Project number: 1994-168
Project Status:
Completed
Budget expenditure: $52,340.00
Principal Investigator: Stephen Donnellan
Organisation: SARDI Food Safety and Innovation
Project start/end date: 29 Jun 1995 - 30 Mar 1997
Contact:
FRDC

Objectives

1. To use molecular techniques to identify structuring in snapper in SA waters and discriminate between any stocks that may be present

Final report

ISBN: 0 7308 5808 1
Author: Dr Stephen C. Donnellan
Final Report • 1996-12-03 • 1.08 MB
1994-168-DLD.pdf

Summary

The snapper (Pagrus auratus) fishery in South Australia is currently managed as one stock, although recent changes to the regional management of the recreational fishery have been based in part on an assumption of a multi-stock population structure.  Tagging and genetic studies in other States have shown that different stocks do occur over relatively small geographical areas.  This prompted an interest in identifying the existence or otherwise of separate stocks in South Australian snapper.  An urgency to identify the appropriate spatial management units for this species has been prompted by the decline of the commercial catch to its lowest levels since 1968.

Studies of genetic variation in the proteins and DNA of snapper were carried out at the South Australian Museum to determine the presence of genetically isolated breeding stocks.

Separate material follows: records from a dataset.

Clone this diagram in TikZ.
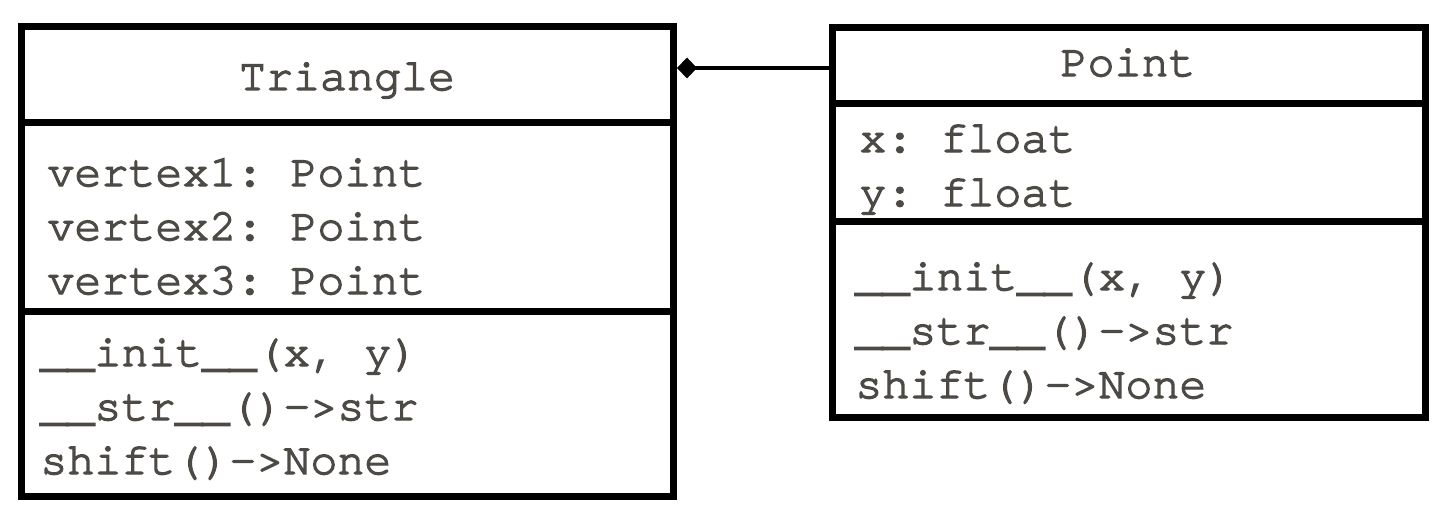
\documentclass[tikz,border=0pt]{standalone}
\usepackage{fontspec}
\setmonofont{TeX Gyre Cursor}[FakeBold=3, Ligatures={NoCommon}, RawFeature=-liga]
\usetikzlibrary{arrows.meta}
\definecolor{umltext}{RGB}{77,74,70}
\begin{document}
\begin{tikzpicture}[x=0.5pt, y=-0.5pt,
		compartment/.style={draw, line width=3.5pt, inner sep=0pt},
		member/.style={anchor=base west, inner sep=0pt, text=umltext, font=\fontsize{22.5pt}{27pt}\selectfont\ttfamily},
		classname/.style={member, anchor=base},
		composition/.style={{Diamond[length=10pt, width=10.5pt]}-, line width=2pt}]
	\useasboundingbox (0,0) rectangle (1454,524);
	
	% Triangle
	\node[compartment, minimum width=326pt, minimum height=47.75pt] (tri-head) at (347.5,74.25) {};
	\node[compartment, minimum width=326pt, minimum height=94.5pt] (tri-attr) at (347.5,216.5) {};
	\node[compartment, minimum width=326pt, minimum height=92.5pt] (tri-meth) at (347.5,403.5) {};
	\node[classname] (tri-name) at (347,90) {Triangle};
	\node[member] (tri-a1) at (47,186) {vertex1: Point};
	\node[member] (tri-a2) at (47,240) {vertex2: Point};
	\node[member] (tri-a3) at (47,294) {vertex3: Point};
	\node[member] (tri-m1) at (40,366) {\_\_init\_\_(x, y)};
	\node[member] (tri-m2) at (40,420) {\_\_str\_\_()->str};
	\node[member] (tri-m3) at (40,474) {shift()->None};
	
	% Point
	\node[compartment, minimum width=296.75pt, minimum height=38pt] (pt-head) at (1128.75,65.5) {};
	\node[compartment, minimum width=296.75pt, minimum height=59pt] (pt-attr) at (1128.75,162.5) {};
	\node[compartment, minimum width=296.75pt, minimum height=97.75pt] (pt-meth) at (1128.75,319.25) {};
	\node[classname] (pt-name) at (1128,76) {Point};
	\node[member] (pt-a1) at (859,152) {x: float};
	\node[member] (pt-a2) at (859,206) {y: float};
	\node[member] (pt-m1) at (855,290) {\_\_init\_\_(x, y)};
	\node[member] (pt-m2) at (855,344) {\_\_str\_\_()->str};
	\node[member] (pt-m3) at (855,398) {shift()->None};
	
	\coordinate (link) at (750,68);
	\draw[composition] (tri-head.east |- link) -- (pt-head.west |- link);
	
\end{tikzpicture}
\end{document}
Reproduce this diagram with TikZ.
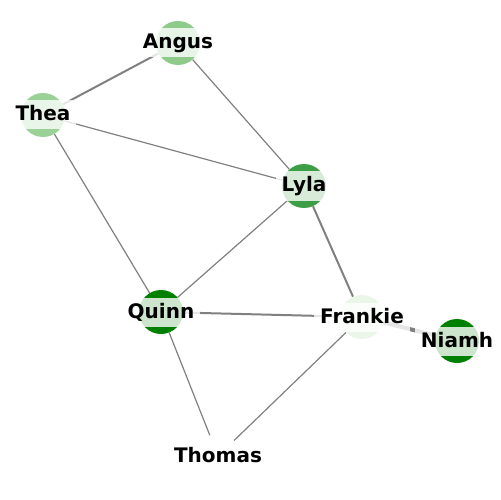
\documentclass[tikz,border=0pt]{standalone}
\usepackage{fontspec}
\setmainfont{DejaVu Sans}
\usetikzlibrary{backgrounds}
\definecolor{edgegray}{HTML}{808080}
\definecolor{anguscol}{HTML}{8ECA8A}
\definecolor{theacol}{HTML}{9AD196}
\definecolor{lylacol}{HTML}{3D9F45}
\definecolor{quinncol}{HTML}{008000}
\definecolor{frankiecol}{HTML}{EAF6E7}
\definecolor{niamhcol}{HTML}{008000}
\definecolor{thomascol}{HTML}{FFFFFF}
\tikzset{
  person/.style={circle, minimum size=44bp, inner sep=0pt, fill=#1},
  namebox/.style={fill=white, fill opacity=0.8, text opacity=1,
    inner xsep=6bp, inner ysep=4.5bp, text height=16bp, text depth=4bp,
    font=\bfseries\fontsize{20bp}{24bp}\selectfont},
  link/.style={draw=edgegray, line width=1.2bp},
  tie/.style={draw=edgegray, line width=2bp},
  bond/.style={draw=edgegray, line width=4bp}
}
\begin{document}
\begin{tikzpicture}[x=1bp, y=-1bp]
      \useasboundingbox (0,0) rectangle (500,500);
      \node[person=anguscol, label={[namebox]center:Angus}] (angus) at (178,43) {};
      \node[person=theacol, label={[namebox]center:Thea}] (thea) at (43,115) {};
      \node[person=lylacol, label={[namebox]center:Lyla}] (lyla) at (304,186) {};
      \node[person=quinncol, label={[namebox]center:Quinn}] (quinn) at (161,312) {};
      \node[person=frankiecol, label={[namebox]center:Frankie}] (frankie) at (362,317) {};
      \node[person=niamhcol, label={[namebox]center:Niamh}] (niamh) at (457,341) {};
      \node[person=thomascol, label={[namebox]center:Thomas}] (thomas) at (218,456) {};
      \begin{scope}[on background layer]
        \draw[tie] (thea) to (angus);
        \draw[link] (angus) to (lyla);
        \draw[link] (thea) to (lyla);
        \draw[link] (thea) to (quinn);
        \draw[link] (lyla) to (quinn);
        \draw[tie] (lyla) to (frankie);
        \draw[tie] (quinn) to (frankie);
        \draw[link] (quinn) to (thomas);
        \draw[link] (frankie) to (thomas);
        \draw[bond] (frankie) to (niamh);
      \end{scope}
    \end{tikzpicture}
\end{document}
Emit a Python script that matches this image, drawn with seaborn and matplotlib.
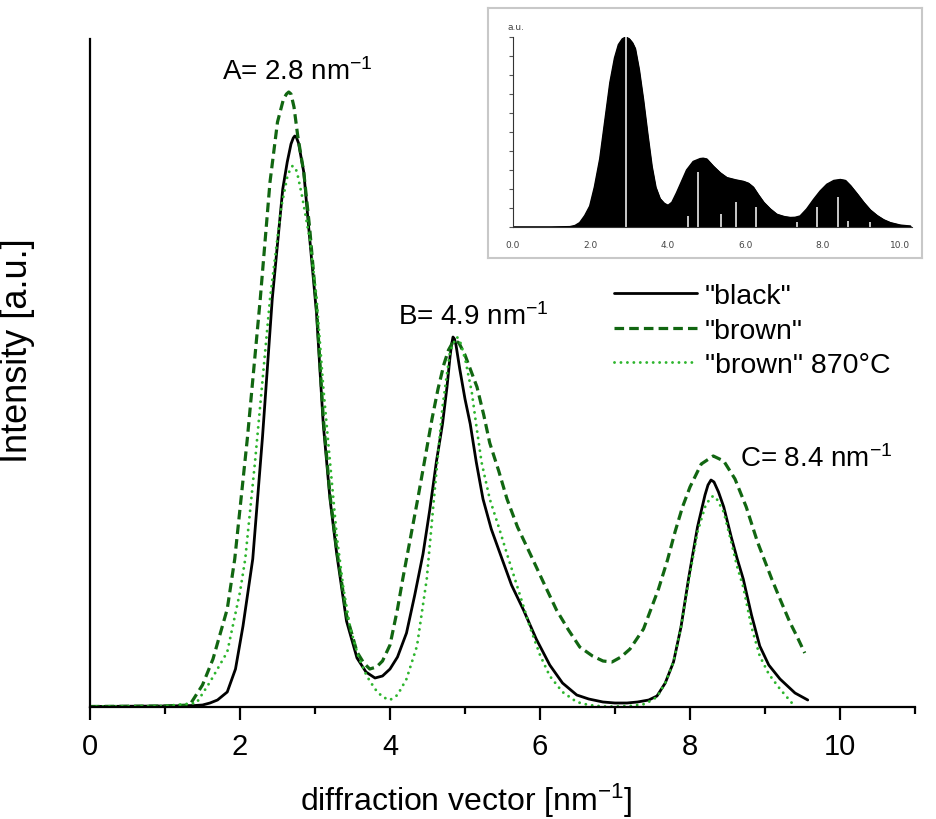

Fish from each of the three commercially fished areas within the state and from Victoria and Western Australia were sampled over a 5 year period with assistance from commercial and recreational fishers.

The present genetic study provided no evidence of the existence of more than one stock in the commercially fished waters in S.A. and  south-western W.A.  This is consistent with tagging studies carried out in South Australia over the past 19 years.  In contrast, both genetic and tagging studies have shown that fish from Port Phillip Bay, Victoria represent a different stock which extends into the south-east of S.A.
The significance of these results is that the snapper fishery in S.A. should be managed as a single genetic stock. Ultimately, final management of the fishery will incorporate other scientific and economic parameters, but will have a stronger biological basis because of the availability of these genetic data.